I think that we should be aware that there may be a risk of confusion for some users used to do data/statistical analysis, as in the context of a data/statistical analysis, a data type often designates the individual "columns" -also called variables/columns/attributes or features in machine learning- of a table (as opposed to the rows of a table also called observations/records or instances in ML). The data type is meant as the computational data type (string, integer and so on) of the column, and the statistical data type (numeric, or categorical, discrete/continuous and on the nominal/ordinal/interval/ratio scale, or dichotomous ). The explicit description of these data types (computational and statistical) is often the first step of any standard data analysis, as this determines some of the actions that need to be done afterwards, amongst which the kind of statistical analysis that can be performed (e.g. Chi-square, here is an example of Chi-square test in a DH publication: https://journalofdigitalhistory.org/en/article/JJszM3GwAYDs?idx=0&layer=hermeneutics&lh=679&pidx=0&pl=narrative&y=118 ) and the choice of relevant data visualisations for a given data set, as data visualisations are often considered an essential step that is part of data analysis.

So what I am trying to say is: 1) we may need to disambiguate the notion of data types for some of our users as they may be used to the data types as meant in a data analysis context 2) I think that if we provide a way to facilitate data description for users who start their analysis by a data description, exactly as you said by maybe offering a possibility to users to add metadata somehow, there may be some value in offering such a possibility.

makkus commented 7 months ago

I meant integer, string and so on.

To kiara, those are treated the same as more complex types, so in that regard there is no difference at all.

So what I am trying to say is: 1) we may need to disambiguate the notion of data types for some of our users as they may be used to the data types as meant in a data analysis context 2) I think that if we provide a way to facilitate data description for users who start their analysis by a data description, exactly as you said by maybe offering a possibility to users to add metadata somehow, there may be some value in offering such a possibility.

Yes, good point. Not sure how to best do that tbh, I usually try to say 'kiara data type' to avoid confusion, but that is not really fool-proof.

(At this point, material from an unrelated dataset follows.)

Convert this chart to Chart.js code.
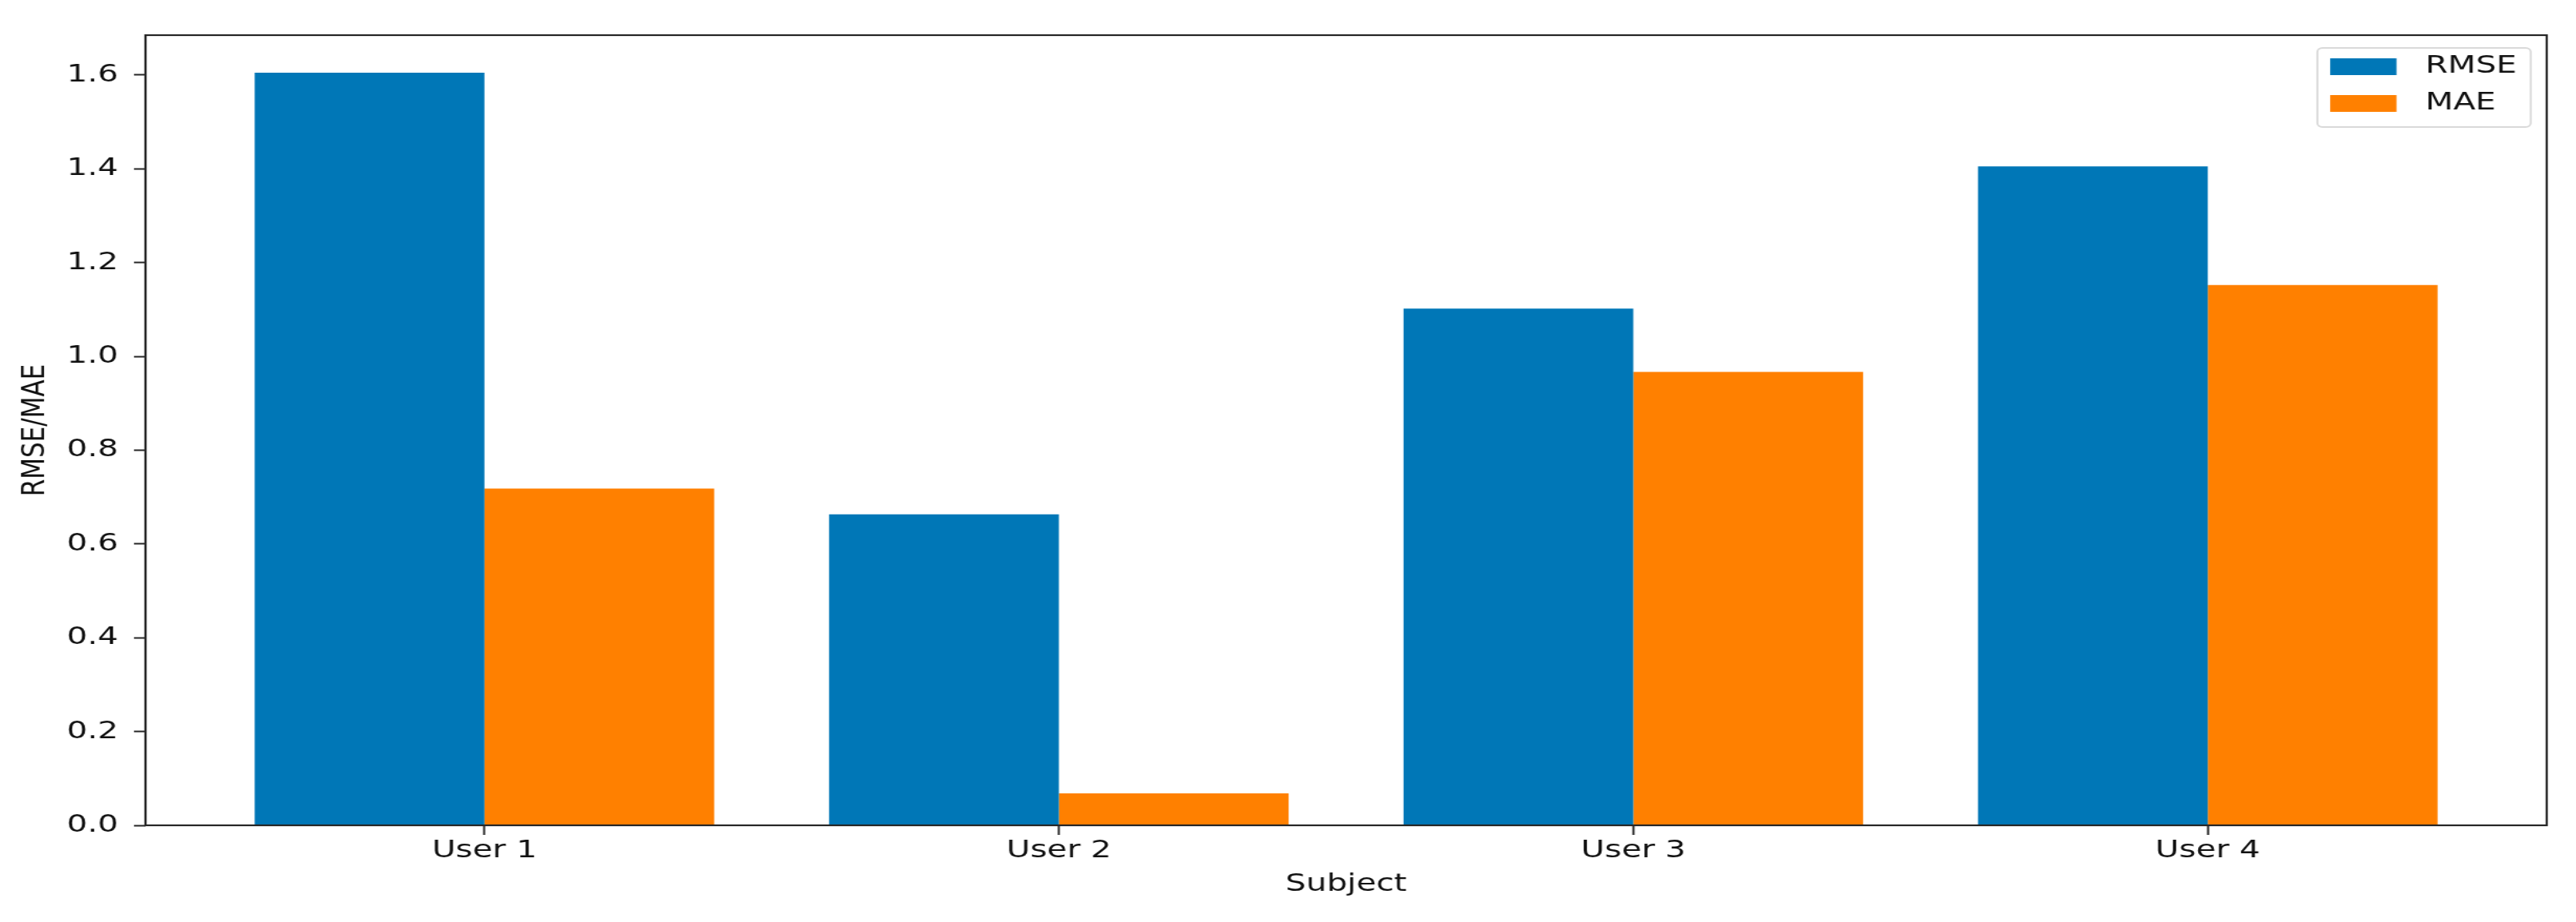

MariellaCC commented 7 months ago

If I understood correctly @makkus, the Kiara table data type can/will potentially "accept" as a valid table, elements such as an Arrow table or a Polars data frame or a Pandas data frame, for example. For the Kiara "array" data type, would a numpy array for example be considered valid? Is there somewhere specific in the https://github.com/DHARPA-Project/kiara_plugin.core_types/tree/develop repo to find out about what elements are considered valid?

Also, I was wondering, at the moment, if one would want to pass a gensim "dictionary" for example (https://radimrehurek.com/gensim/corpora/dictionary.html) or a model (https://radimrehurek.com/gensim/models/ldamodel.html) from one Kiara module to another, would there be a way to do it?

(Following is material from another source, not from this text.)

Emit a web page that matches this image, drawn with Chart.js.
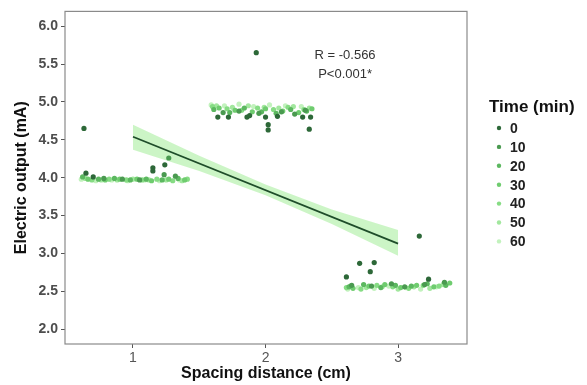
<!DOCTYPE html>
<html>
<head>
<meta charset="utf-8">
<script src="https://cdn.jsdelivr.net/npm/chart.js@4.4.1/dist/chart.umd.min.js"></script>
<style>
  html, body { margin: 0; padding: 0; background: #fff; }
  #wrap { width: 587px; height: 385px; }
</style>
</head>
<body>
<div id="wrap"><canvas id="c" width="587" height="385"></canvas></div>
<script>
// time series (min) and their colours, darkest first
const timeLabels = ['0', '10', '20', '30', '40', '50', '60'];
const timeColors = ['#2d6838', '#4a9a50', '#5cb860', '#6fcc6f', '#86dc84', '#a2e79e', '#c2f2bd'];

// points per series: [spacing (jittered), electric output]
const t0 = [
  [0.63, 4.65], [0.645, 4.06], [0.70, 4.01], [1.15, 4.13], [1.15, 4.09], [1.24, 4.17],
  [1.93, 5.65], [1.64, 4.80], [1.72, 4.80], [1.86, 4.80], [1.88, 4.82], [2.00, 4.80],
  [2.02, 4.70], [2.02, 4.63], [2.09, 4.81], [2.28, 4.80], [2.33, 4.64], [2.34, 4.80],
  [3.16, 3.23], [2.71, 2.87], [2.82, 2.88], [2.79, 2.76], [2.61, 2.69], [3.23, 2.66]
];
const t10 = [
  [1.27, 4.26], [1.235, 4.04], [1.32, 4.02], [0.78, 3.99], [0.92, 3.98], [1.05, 3.97],
  [1.68, 4.86], [1.80, 4.88], [1.95, 4.85], [2.12, 4.87], [2.22, 4.84], [2.30, 4.89],
  [2.65, 2.58], [2.80, 2.57], [2.95, 2.60], [3.05, 2.56], [3.20, 2.59], [3.35, 2.62]
];
const t20 = [
  [0.62, 4.01], [0.74, 3.98], [0.86, 3.99], [0.98, 3.97], [1.10, 3.98], [1.22, 3.97], [1.34, 3.99],
  [1.61, 4.90], [1.73, 4.86], [1.84, 4.92], [1.97, 4.87], [2.08, 4.85], [2.19, 4.90], [2.31, 4.88],
  [2.63, 2.56], [2.74, 2.59], [2.87, 2.55], [2.98, 2.58], [3.10, 2.57], [3.22, 2.60], [3.36, 2.58]
];
const t30 = [
  [0.66, 3.98], [0.79, 3.97], [0.90, 3.98], [1.03, 3.98], [1.14, 3.96], [1.27, 3.98], [1.39, 3.97],
  [1.65, 4.92], [1.77, 4.89], [1.90, 4.87], [2.00, 4.91], [2.13, 4.88], [2.25, 4.86], [2.35, 4.91],
  [2.66, 2.54], [2.78, 2.57], [2.90, 2.59], [3.02, 2.55], [3.14, 2.58], [3.27, 2.56], [3.39, 2.61]
];
const t40 = [
  [0.69, 3.97], [0.82, 3.98], [0.95, 3.97], [1.07, 3.97], [1.18, 3.98], [1.30, 3.96], [1.41, 3.98],
  [1.60, 4.94], [1.71, 4.91], [1.82, 4.89], [1.94, 4.92], [2.06, 4.90], [2.17, 4.93], [2.29, 4.90],
  [2.61, 2.55], [2.72, 2.53], [2.84, 2.58], [2.96, 2.56], [3.08, 2.54], [3.19, 2.58], [3.31, 2.57]
];
const t50 = [
  [0.64, 3.99], [0.76, 3.97], [0.88, 3.97], [1.00, 3.98], [1.12, 3.97], [1.25, 3.97], [1.37, 3.96],
  [1.63, 4.95], [1.75, 4.93], [1.87, 4.95], [1.99, 4.93], [2.10, 4.92], [2.21, 4.94], [2.33, 4.92],
  [2.64, 2.57], [2.76, 2.55], [2.88, 2.56], [3.00, 2.53], [3.12, 2.56], [3.24, 2.54], [3.34, 2.59]
];
const t60 = [
  [0.61, 3.98], [0.72, 3.96], [0.84, 3.97], [0.96, 3.96], [1.09, 3.97], [1.20, 3.96], [1.35, 3.97],
  [1.59, 4.96], [1.69, 4.95], [1.80, 4.97], [1.91, 4.94], [2.03, 4.96], [2.15, 4.95], [2.27, 4.94],
  [2.62, 2.53], [2.70, 2.55], [2.82, 2.54], [2.93, 2.57], [3.06, 2.55], [3.17, 2.53], [3.29, 2.56]
];
const seriesPoints = [t0, t10, t20, t30, t40, t50, t60];

// linear fit and its confidence band
const fitX = [1, 3];
const fitY = [4.54, 3.13];
const bandX = [1, 1.5, 2, 2.5, 3];
const bandUpper = [4.70, 4.29, 3.91, 3.58, 3.31];
const bandLower = [4.37, 4.09, 3.77, 3.39, 2.97];

const xTicks = [1, 2, 3];
const yTicks = [2.0, 2.5, 3.0, 3.5, 4.0, 4.5, 5.0, 5.5, 6.0];
const statText = ['R = -0.566', 'P<0.001*'];
const statPos = { x: 2.6, y: [5.61, 5.36] };

const toXY = (xs, ys) => xs.map((x, i) => ({ x, y: ys[i] }));

const datasets = [
  { type: 'line', data: toXY(fitX, fitY), borderColor: '#1f4d2a', borderWidth: 1.8, pointRadius: 0, fill: false }
];
seriesPoints.forEach((pts, i) => datasets.push({
  type: 'scatter', label: timeLabels[i],
  data: pts.map(p => ({ x: p[0], y: p[1] })),
  backgroundColor: timeColors[i], borderWidth: 0, pointRadius: 2.6
}));
datasets.push(
  { type: 'line', data: toXY(bandX, bandUpper), borderWidth: 0, pointRadius: 0, fill: false },
  { type: 'line', data: toXY(bandX, bandLower), borderWidth: 0, pointRadius: 0, fill: '-1', backgroundColor: 'rgba(170,238,160,0.6)' }
);

const extras = {
  id: 'extras',
  afterDraw(chart) {
    const { ctx, chartArea: a, scales: { x, y } } = chart;
    ctx.save();
    ctx.strokeStyle = '#8a8a8a';
    ctx.lineWidth = 1.2;
    ctx.strokeRect(a.left, a.top, a.right - a.left, a.bottom - a.top);

    ctx.fillStyle = '#333';
    ctx.font = '13px "Liberation Sans", Arial, sans-serif';
    ctx.textAlign = 'center';
    ctx.textBaseline = 'middle';
    statText.forEach((t, i) => ctx.fillText(t, x.getPixelForValue(statPos.x), y.getPixelForValue(statPos.y[i])));

    // legend
    const lx = a.right + 22;
    ctx.textAlign = 'left';
    ctx.fillStyle = '#111';
    ctx.font = 'bold 17px "Liberation Sans", Arial, sans-serif';
    ctx.fillText('Time (min)', lx, 107);
    ctx.font = 'bold 14px "Liberation Sans", Arial, sans-serif';
    timeLabels.forEach((lab, i) => {
      const cy = 128 + i * 18.9;
      ctx.fillStyle = timeColors[i];
      ctx.beginPath();
      ctx.arc(lx + 10, cy, 2.2, 0, Math.PI * 2);
      ctx.fill();
      ctx.fillStyle = '#222';
      ctx.fillText(lab, lx + 21, cy + 1);
    });
    ctx.restore();
  }
};

new Chart(document.getElementById('c'), {
  data: { datasets },
  options: {
    responsive: false,
    animation: false,
    devicePixelRatio: 1,
    layout: { padding: { top: 6, right: 120, left: 0, bottom: 0 } },
    plugins: { legend: { display: false }, tooltip: { enabled: false } },
    scales: {
      x: {
        type: 'linear', min: 0.487, max: 3.52,
        afterBuildTicks: s => { s.ticks = xTicks.map(v => ({ value: v })); },
        afterFit: s => { s.height = 41; },
        grid: { drawOnChartArea: false, tickLength: 4, color: '#555' },
        border: { display: false },
        ticks: { color: '#555', font: { size: 14, family: '"Liberation Sans", Arial' }, padding: 2 },
        title: { display: true, text: 'Spacing distance (cm)', color: '#111',
          font: { size: 16, weight: 'bold', family: '"Liberation Sans", Arial' }, padding: { top: 0, bottom: 2 } }
      },
      y: {
        type: 'linear', min: 1.805, max: 6.195,
        afterBuildTicks: s => { s.ticks = yTicks.map(v => ({ value: v })); },
        afterFit: s => { s.width = 65; },
        grid: { drawOnChartArea: false, tickLength: 4, color: '#555' },
        border: { display: false },
        ticks: { color: '#4d4d4d', font: { size: 14, weight: 'bold', family: '"Liberation Sans", Arial' }, padding: 3,
          callback: v => Number(v).toFixed(1) },
        title: { display: true, text: 'Electric output (mA)', color: '#111',
          font: { size: 16, weight: 'bold', family: '"Liberation Sans", Arial' }, padding: { top: 12, bottom: 0 } }
      }
    }
  },
  plugins: [extras]
});
</script>
</body>
</html>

makkus commented 7 months ago

The kiara table data type reoresents all data that is structured in a tabular, typed format, thinking about it in terms of Python data types is probably not a good idea. The implementation details should not matter when thinking about kiara data types, only the 'characteristics' or 'qualities' of the data itself. If a Python data type has those characteristics, or can be transformed to them without user input and loss of information, it falls under the umbrella of a kiara data type, basically.

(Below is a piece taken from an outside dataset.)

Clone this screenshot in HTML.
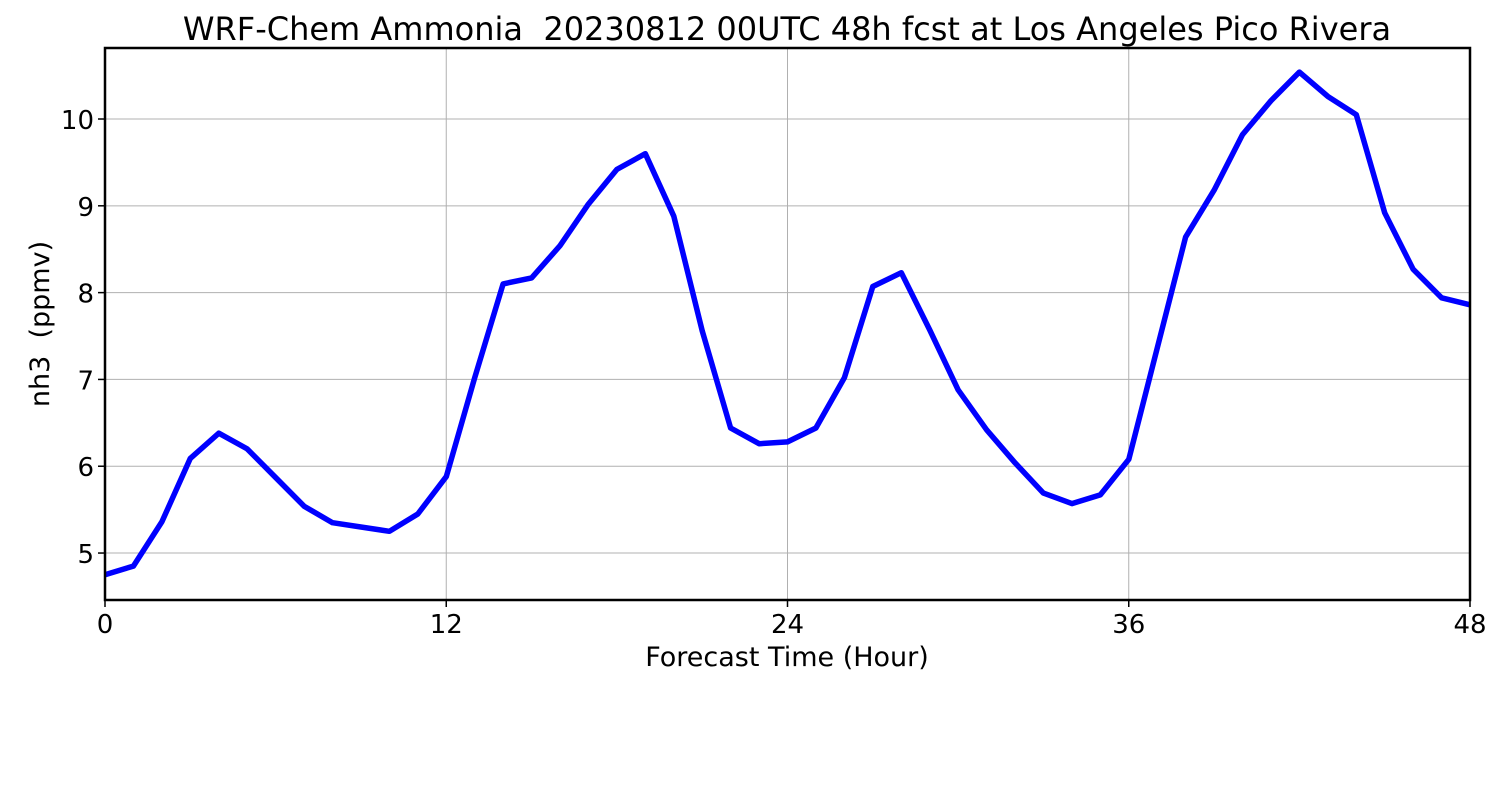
<!DOCTYPE html>
<html><head><meta charset="utf-8"><style>
body{margin:0;background:#fff;}
svg{font-family:"DejaVu Sans","Liberation Sans",sans-serif;}
text{white-space:pre;}
</style></head><body>
<svg id="chart" width="1500" height="800" xmlns="http://www.w3.org/2000/svg">
<rect width="1500" height="800" fill="#fff"/>
<text x="787" y="40" font-size="32" text-anchor="middle" xml:space="preserve">WRF-Chem Ammonia  20230812 00UTC 48h fcst at Los Angeles Pico Rivera</text>
<g id="grid"></g>
<g id="ticks"></g>
<path id="line" fill="none" stroke="#0000ff" stroke-width="5.5" stroke-linejoin="round"/>
<rect x="105" y="48" width="1365" height="552" fill="none" stroke="#000" stroke-width="2.5"/>
<text x="787" y="666" font-size="27" text-anchor="middle">Forecast Time (Hour)</text>
<text transform="translate(49,324) rotate(-90)" font-size="27" text-anchor="middle" xml:space="preserve">nh3  (ppmv)</text>
</svg>
<script>
const hours=[0,1,2,3,4,5,6,7,8,9,10,11,12,13,14,15,16,17,18,19,20,21,22,23,24,25,26,27,28,29,30,31,32,33,34,35,36,37,38,39,40,41,42,43,44,45,46,47,48];
const nh3=[4.75,4.85,5.36,6.09,6.38,6.20,5.87,5.54,5.35,5.30,5.25,5.45,5.88,7.02,8.10,8.17,8.54,9.02,9.42,9.60,8.88,7.56,6.44,6.26,6.28,6.44,7.02,8.07,8.23,7.57,6.88,6.42,6.04,5.69,5.57,5.67,6.08,7.36,8.64,9.18,9.82,10.21,10.54,10.26,10.05,8.92,8.27,7.94,7.86];
const xTicks=[0,12,24,36,48];
const yTicks=[5,6,7,8,9,10];
const X0=105,X1=1470,Y0=600,Y1=48,xMin=0,xMax=48,yMin=4.459,yMax=10.818;
const xs=v=>X0+(v-xMin)/(xMax-xMin)*(X1-X0);
const ys=v=>Y0-(v-yMin)/(yMax-yMin)*(Y0-Y1);
const NS='http://www.w3.org/2000/svg';
const grid=document.getElementById('grid'),ticks=document.getElementById('ticks');
function mk(t,a,p){const e=document.createElementNS(NS,t);for(const k in a)e.setAttribute(k,a[k]);p.appendChild(e);return e;}
xTicks.forEach(t=>{
 const g=mk('line',{x1:xs(t),x2:xs(t),y1:Y1,y2:Y0,stroke:'#b0b0b0','stroke-width':1},grid);
 
 
 const tk=mk('line',{x1:xs(t),x2:xs(t),y1:Y0,y2:Y0+7,stroke:'#000','stroke-width':1.5},ticks);
 
 
 const l=mk('text',{x:xs(t),y:Y0+33,'font-size':26,'text-anchor':'middle'},ticks);
 l.textContent=t;
 
 
});
yTicks.forEach(t=>{
 const g=mk('line',{x1:X0,x2:X1,y1:ys(t),y2:ys(t),stroke:'#b0b0b0','stroke-width':1},grid);
 
 
 const tk=mk('line',{x1:X0-7,x2:X0,y1:ys(t),y2:ys(t),stroke:'#000','stroke-width':1.5},ticks);
 
 
 const l=mk('text',{x:X0-11,y:ys(t)+10,'font-size':26,'text-anchor':'end'},ticks);
 l.textContent=t;
 
 
});
document.getElementById('line').setAttribute('d',hours.map((h,i)=>(i?'L':'M')+xs(h).toFixed(1)+','+ys(nh3[i]).toFixed(1)).join(''));
</script>
</body></html>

On a technical level, that transformation has to happen somewhere, and needs to be implemented of course, but that's about it: an implementation detail. When thinking about data types, I think it is a good idea to try to get our users to only think about the structure of their data, for module creators that's obviously a bit different, but even thouse would ideally not focus too much on the Python data type.

Anyway, that being said, here is the implementation of the kiara 'table' data type, and esp. the point where a Python object is converted into it: https://github.com/DHARPA-Project/kiara_plugin.tabular/blob/cf556c41fb590d91aed5b7af7c112069bf895941/src/kiara_plugin/tabular/data_types/table.py#L42 (KiaraTable being the actual Python class that wraps the data type functionality that can be used by a module creator and that you would receive if you call the .data attribute on a Value object.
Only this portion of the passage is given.